- _Objective_
All the data below goes into the copy word for word, but the pictures don't.

- _Data lines_
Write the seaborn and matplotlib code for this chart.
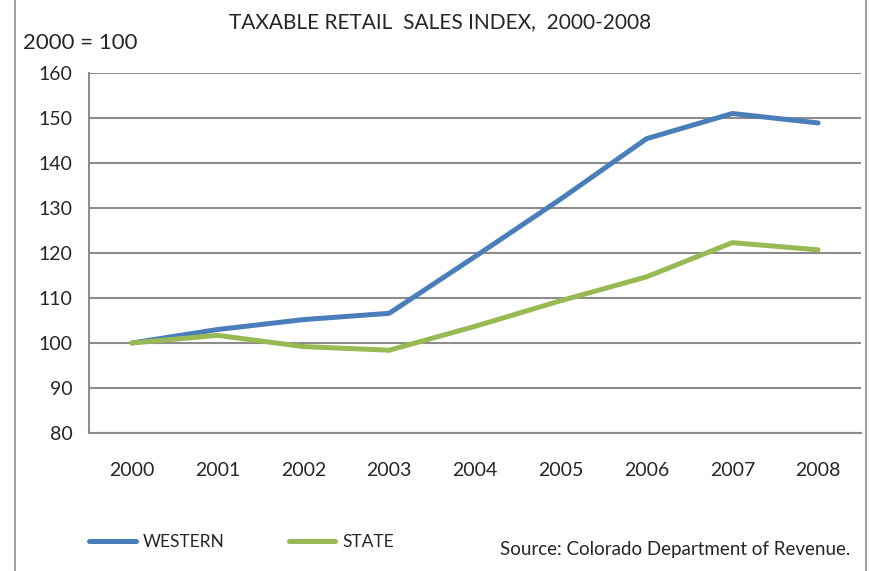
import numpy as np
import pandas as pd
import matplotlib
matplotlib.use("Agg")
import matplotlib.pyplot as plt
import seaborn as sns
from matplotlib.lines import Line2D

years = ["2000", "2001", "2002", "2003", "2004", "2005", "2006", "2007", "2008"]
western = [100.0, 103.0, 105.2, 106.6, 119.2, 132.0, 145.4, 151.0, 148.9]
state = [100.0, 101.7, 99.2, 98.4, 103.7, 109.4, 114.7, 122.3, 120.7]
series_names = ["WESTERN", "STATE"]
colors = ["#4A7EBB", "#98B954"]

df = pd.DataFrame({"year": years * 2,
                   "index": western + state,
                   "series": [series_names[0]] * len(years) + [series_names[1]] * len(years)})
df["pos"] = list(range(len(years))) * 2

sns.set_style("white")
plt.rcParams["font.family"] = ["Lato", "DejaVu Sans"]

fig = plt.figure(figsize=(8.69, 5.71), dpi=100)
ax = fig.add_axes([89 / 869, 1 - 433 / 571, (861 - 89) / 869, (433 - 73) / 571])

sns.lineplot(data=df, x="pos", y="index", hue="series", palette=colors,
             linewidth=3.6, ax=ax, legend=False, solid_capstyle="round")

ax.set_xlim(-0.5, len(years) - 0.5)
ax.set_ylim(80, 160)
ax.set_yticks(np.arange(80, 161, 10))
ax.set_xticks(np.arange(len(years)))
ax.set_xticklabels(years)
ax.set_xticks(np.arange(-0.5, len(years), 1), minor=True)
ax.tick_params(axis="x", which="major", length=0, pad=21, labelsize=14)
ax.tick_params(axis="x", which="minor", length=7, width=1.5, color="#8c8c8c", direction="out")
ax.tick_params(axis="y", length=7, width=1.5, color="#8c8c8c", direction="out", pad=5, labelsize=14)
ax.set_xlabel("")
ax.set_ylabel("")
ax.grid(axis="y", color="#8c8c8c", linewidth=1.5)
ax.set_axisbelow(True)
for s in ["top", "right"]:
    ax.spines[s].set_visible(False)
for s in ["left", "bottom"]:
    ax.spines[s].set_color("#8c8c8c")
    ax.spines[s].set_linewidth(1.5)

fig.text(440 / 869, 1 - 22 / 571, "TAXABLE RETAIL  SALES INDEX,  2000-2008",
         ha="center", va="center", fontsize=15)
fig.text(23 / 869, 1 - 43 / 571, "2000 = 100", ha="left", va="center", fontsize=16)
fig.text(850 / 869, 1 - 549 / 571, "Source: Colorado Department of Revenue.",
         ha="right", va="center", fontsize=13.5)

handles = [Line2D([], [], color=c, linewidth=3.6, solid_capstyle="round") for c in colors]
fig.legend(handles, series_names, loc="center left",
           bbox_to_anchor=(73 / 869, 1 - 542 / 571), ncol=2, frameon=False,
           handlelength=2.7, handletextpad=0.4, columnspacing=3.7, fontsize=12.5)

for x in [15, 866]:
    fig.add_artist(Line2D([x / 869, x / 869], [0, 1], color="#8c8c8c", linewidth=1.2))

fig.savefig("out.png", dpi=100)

- _Written solution_
Write the seaborn and matplotlib code for this chart.
import numpy as np
import pandas as pd
import matplotlib
matplotlib.use("Agg")
import matplotlib.pyplot as plt
import seaborn as sns
from matplotlib.lines import Line2D

years = ["2000", "2001", "2002", "2003", "2004", "2005", "2006", "2007", "2008"]
western = [100.0, 103.0, 105.2, 106.6, 119.2, 132.0, 145.4, 151.0, 148.9]
state = [100.0, 101.7, 99.2, 98.4, 103.7, 109.4, 114.7, 122.3, 120.7]
series_names = ["WESTERN", "STATE"]
colors = ["#4A7EBB", "#98B954"]

df = pd.DataFrame({"year": years * 2,
                   "index": western + state,
                   "series": [series_names[0]] * len(years) + [series_names[1]] * len(years)})
df["pos"] = list(range(len(years))) * 2

sns.set_style("white")
plt.rcParams["font.family"] = ["Lato", "DejaVu Sans"]

fig = plt.figure(figsize=(8.69, 5.71), dpi=100)
ax = fig.add_axes([89 / 869, 1 - 433 / 571, (861 - 89) / 869, (433 - 73) / 571])

sns.lineplot(data=df, x="pos", y="index", hue="series", palette=colors,
             linewidth=3.6, ax=ax, legend=False, solid_capstyle="round")

ax.set_xlim(-0.5, len(years) - 0.5)
ax.set_ylim(80, 160)
ax.set_yticks(np.arange(80, 161, 10))
ax.set_xticks(np.arange(len(years)))
ax.set_xticklabels(years)
ax.set_xticks(np.arange(-0.5, len(years), 1), minor=True)
ax.tick_params(axis="x", which="major", length=0, pad=21, labelsize=14)
ax.tick_params(axis="x", which="minor", length=7, width=1.5, color="#8c8c8c", direction="out")
ax.tick_params(axis="y", length=7, width=1.5, color="#8c8c8c", direction="out", pad=5, labelsize=14)
ax.set_xlabel("")
ax.set_ylabel("")
ax.grid(axis="y", color="#8c8c8c", linewidth=1.5)
ax.set_axisbelow(True)
for s in ["top", "right"]:
    ax.spines[s].set_visible(False)
for s in ["left", "bottom"]:
    ax.spines[s].set_color("#8c8c8c")
    ax.spines[s].set_linewidth(1.5)

fig.text(440 / 869, 1 - 22 / 571, "TAXABLE RETAIL  SALES INDEX,  2000-2008",
         ha="center", va="center", fontsize=15)
fig.text(23 / 869, 1 - 43 / 571, "2000 = 100", ha="left", va="center", fontsize=16)
fig.text(850 / 869, 1 - 549 / 571, "Source: Colorado Department of Revenue.",
         ha="right", va="center", fontsize=13.5)

handles = [Line2D([], [], color=c, linewidth=3.6, solid_capstyle="round") for c in colors]
fig.legend(handles, series_names, loc="center left",
           bbox_to_anchor=(73 / 869, 1 - 542 / 571), ncol=2, frameon=False,
           handlelength=2.7, handletextpad=0.4, columnspacing=3.7, fontsize=12.5)

for x in [15, 866]:
    fig.add_artist(Line2D([x / 869, x / 869], [0, 1], color="#8c8c8c", linewidth=1.2))

fig.savefig("out.png", dpi=100)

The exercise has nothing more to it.